Klarna CEO Sebastian Siemiatkowski said high investor demand led to this doubling, but could have gone as high as $3bn. It had been valued at $10.65bn as recently as September.
“What definitely has accelerated and changed is the success in the US market,” Mr Siemiatkowski said in an interview. Investors are seeing Klarna getting ahead of its competitors, he said. “I think that has changed the perspective and changed the view on our valuation.”
The company has about 90 million users worldwide and the US is on track to overtake Germany as its biggest market by the end of 2021. It said last week it had signed up 20 of the top 100 brands in the US and attracted a million new customers a month there in the last quarter of 2020.
Klarna competes with PayPal and Square as well as traditional credit cards. It lets customers “buy now and pay later” in four interest-free installments when they shop online or in store with brands such as Abercrombie & Fitch, H&M, Adidas and Lululemon. Retailers give it a cut of purchases to cover costs. It also offers savings accounts and
other banking services.
Fintech firms have seen more people take advantage of their products during the pandemic, which spurred a shift to e-commerce while stores were forced to close. Klarna has previously said it doesn’t expect the rollout of vaccines to completely reverse that trend, as shoppers learn new habits.
But the interest-free buynow pay-later business model has also faced scrutiny from regulators, such as in the UK., where they’re concerned it encourages people to spend more than they can afford.
PayPal launched a similar point-of-sale loan product in Britain last year.
Mr Siemiatkowski said the fresh funding would help Klarna further challenge the credit card industry.
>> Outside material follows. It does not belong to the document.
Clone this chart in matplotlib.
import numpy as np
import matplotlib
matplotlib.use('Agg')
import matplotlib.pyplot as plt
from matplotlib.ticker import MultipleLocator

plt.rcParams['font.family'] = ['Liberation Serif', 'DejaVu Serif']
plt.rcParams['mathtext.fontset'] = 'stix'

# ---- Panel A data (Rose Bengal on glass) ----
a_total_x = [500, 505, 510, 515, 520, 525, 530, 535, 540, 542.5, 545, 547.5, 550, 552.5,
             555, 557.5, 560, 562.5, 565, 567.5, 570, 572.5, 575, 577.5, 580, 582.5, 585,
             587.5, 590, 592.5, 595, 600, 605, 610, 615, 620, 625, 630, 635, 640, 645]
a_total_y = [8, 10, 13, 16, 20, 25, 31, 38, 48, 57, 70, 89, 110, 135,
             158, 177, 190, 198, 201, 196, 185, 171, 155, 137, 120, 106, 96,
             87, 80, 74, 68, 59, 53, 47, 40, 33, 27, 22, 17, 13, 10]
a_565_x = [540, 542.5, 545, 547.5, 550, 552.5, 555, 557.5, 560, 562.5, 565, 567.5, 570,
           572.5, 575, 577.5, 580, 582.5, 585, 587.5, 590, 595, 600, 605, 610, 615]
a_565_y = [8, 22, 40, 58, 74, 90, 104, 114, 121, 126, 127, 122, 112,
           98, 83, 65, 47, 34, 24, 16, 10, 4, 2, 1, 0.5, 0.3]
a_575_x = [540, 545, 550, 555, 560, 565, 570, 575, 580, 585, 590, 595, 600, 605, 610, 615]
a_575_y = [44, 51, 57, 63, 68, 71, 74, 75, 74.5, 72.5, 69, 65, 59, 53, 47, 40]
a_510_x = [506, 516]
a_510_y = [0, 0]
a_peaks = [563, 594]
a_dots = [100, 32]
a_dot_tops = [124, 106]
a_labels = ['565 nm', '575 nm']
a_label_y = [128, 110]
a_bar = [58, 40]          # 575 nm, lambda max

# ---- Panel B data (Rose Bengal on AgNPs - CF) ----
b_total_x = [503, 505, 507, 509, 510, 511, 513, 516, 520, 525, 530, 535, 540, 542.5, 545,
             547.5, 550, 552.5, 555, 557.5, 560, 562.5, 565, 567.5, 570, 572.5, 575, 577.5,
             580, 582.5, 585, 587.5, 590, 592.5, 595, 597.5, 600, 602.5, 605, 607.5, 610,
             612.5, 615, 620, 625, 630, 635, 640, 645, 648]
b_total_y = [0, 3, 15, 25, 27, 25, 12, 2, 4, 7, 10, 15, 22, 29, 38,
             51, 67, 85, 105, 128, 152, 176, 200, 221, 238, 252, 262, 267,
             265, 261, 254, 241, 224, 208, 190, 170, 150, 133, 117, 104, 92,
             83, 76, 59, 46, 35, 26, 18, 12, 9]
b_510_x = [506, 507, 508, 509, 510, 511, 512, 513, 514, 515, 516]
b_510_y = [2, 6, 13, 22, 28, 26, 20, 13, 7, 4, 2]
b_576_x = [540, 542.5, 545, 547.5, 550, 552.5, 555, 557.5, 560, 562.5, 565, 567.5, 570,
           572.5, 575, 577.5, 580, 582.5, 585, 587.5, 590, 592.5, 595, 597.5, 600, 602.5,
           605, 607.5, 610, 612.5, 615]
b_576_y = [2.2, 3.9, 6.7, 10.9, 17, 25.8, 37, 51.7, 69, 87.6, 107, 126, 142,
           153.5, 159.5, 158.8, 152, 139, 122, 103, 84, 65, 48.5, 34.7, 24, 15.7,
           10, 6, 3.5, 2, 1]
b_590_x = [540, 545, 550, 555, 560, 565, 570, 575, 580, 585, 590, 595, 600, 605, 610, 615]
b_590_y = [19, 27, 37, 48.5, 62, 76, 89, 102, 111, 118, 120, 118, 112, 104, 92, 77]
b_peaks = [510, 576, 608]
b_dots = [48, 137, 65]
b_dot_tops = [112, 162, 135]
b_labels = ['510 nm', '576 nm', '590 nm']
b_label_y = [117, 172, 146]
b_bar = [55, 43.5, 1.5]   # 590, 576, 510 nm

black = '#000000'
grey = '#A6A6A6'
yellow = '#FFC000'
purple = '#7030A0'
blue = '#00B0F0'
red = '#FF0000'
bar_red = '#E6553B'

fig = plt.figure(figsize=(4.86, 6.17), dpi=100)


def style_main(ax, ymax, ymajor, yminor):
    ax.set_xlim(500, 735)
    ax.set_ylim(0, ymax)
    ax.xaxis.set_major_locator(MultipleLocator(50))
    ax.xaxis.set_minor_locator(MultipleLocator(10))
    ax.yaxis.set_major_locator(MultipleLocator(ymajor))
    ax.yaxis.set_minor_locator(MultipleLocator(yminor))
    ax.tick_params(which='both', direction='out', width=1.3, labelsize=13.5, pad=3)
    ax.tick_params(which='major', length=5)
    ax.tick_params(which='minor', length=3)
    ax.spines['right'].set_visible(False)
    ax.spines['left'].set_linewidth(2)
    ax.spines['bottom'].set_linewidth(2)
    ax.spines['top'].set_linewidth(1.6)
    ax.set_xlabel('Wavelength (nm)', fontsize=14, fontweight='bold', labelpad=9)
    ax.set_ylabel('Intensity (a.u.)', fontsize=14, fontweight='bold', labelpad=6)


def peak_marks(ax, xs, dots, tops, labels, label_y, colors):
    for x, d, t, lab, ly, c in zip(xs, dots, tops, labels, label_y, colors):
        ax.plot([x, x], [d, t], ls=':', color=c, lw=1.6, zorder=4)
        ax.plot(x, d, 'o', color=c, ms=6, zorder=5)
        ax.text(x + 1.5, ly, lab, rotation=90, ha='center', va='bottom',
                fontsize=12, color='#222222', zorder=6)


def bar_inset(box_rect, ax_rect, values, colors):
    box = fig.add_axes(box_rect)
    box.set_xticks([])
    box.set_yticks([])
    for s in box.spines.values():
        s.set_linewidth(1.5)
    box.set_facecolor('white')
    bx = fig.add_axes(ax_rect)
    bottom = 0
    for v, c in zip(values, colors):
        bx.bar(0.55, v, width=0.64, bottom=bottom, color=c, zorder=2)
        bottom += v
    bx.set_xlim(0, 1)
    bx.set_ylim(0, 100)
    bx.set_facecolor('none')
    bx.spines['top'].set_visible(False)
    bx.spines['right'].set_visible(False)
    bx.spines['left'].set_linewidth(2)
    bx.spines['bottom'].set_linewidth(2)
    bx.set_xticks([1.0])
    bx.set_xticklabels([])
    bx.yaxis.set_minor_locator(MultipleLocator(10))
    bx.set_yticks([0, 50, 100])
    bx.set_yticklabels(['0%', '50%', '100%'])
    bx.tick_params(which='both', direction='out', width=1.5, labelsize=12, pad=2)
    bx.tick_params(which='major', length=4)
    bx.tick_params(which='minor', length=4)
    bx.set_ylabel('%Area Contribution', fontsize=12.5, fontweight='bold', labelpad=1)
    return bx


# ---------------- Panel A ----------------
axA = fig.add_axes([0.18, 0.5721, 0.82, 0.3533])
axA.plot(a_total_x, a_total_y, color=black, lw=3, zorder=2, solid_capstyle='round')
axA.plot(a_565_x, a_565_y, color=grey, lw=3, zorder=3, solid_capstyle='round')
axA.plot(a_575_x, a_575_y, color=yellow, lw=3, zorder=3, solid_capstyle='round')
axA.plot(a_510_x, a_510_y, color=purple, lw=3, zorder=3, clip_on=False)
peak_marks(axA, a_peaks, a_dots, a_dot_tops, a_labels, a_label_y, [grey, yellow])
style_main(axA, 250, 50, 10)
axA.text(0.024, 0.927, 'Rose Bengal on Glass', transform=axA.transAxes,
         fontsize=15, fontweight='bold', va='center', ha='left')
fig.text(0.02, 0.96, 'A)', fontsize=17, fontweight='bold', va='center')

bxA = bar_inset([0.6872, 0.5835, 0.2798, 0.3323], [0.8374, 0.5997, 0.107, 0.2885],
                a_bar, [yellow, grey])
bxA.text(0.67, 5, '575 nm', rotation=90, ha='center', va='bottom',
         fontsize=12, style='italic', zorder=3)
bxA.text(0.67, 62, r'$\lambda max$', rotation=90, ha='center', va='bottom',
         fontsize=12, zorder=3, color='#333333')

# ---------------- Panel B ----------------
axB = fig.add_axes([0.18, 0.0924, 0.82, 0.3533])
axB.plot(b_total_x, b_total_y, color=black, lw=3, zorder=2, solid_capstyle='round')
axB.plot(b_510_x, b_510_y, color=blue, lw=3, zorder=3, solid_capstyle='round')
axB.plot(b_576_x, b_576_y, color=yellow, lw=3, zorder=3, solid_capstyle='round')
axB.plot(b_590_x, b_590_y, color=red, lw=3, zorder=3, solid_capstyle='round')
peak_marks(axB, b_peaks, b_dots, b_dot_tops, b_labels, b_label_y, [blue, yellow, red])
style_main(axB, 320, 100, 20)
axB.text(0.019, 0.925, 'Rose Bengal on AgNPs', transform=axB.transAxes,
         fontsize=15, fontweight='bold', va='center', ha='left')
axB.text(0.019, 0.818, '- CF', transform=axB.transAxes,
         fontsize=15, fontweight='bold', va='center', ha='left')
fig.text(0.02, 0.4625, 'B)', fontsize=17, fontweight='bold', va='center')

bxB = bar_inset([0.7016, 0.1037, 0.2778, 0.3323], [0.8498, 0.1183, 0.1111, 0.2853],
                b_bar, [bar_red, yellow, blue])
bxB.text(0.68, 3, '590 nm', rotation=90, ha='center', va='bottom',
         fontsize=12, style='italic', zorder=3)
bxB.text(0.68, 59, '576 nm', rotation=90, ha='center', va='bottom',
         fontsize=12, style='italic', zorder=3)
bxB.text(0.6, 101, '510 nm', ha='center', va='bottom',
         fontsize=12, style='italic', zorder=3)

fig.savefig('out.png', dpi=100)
Buy-now pay-later services offered a more egalitarian system by giving every consumer the same offer, he said.
“There’s a number of investors out there that agree with us,” he said. “They see that this credit card industry is actually at its core flawed and needs some innovation.”
Klarna will use some of the money to acquire technology companies. Mr Siemiatkowski said he was “less keen” on M&A with competitors because of the complexities of integrating new services, but was interested in targets that could help people save time or money. He said about $10m would also be donated to organisations helping to combat climate change.
As the company’s valuation has soared, so has speculation about a public listing. Mr Siemiatkowski said he was “excited and intrigued” by the idea of a direct listing.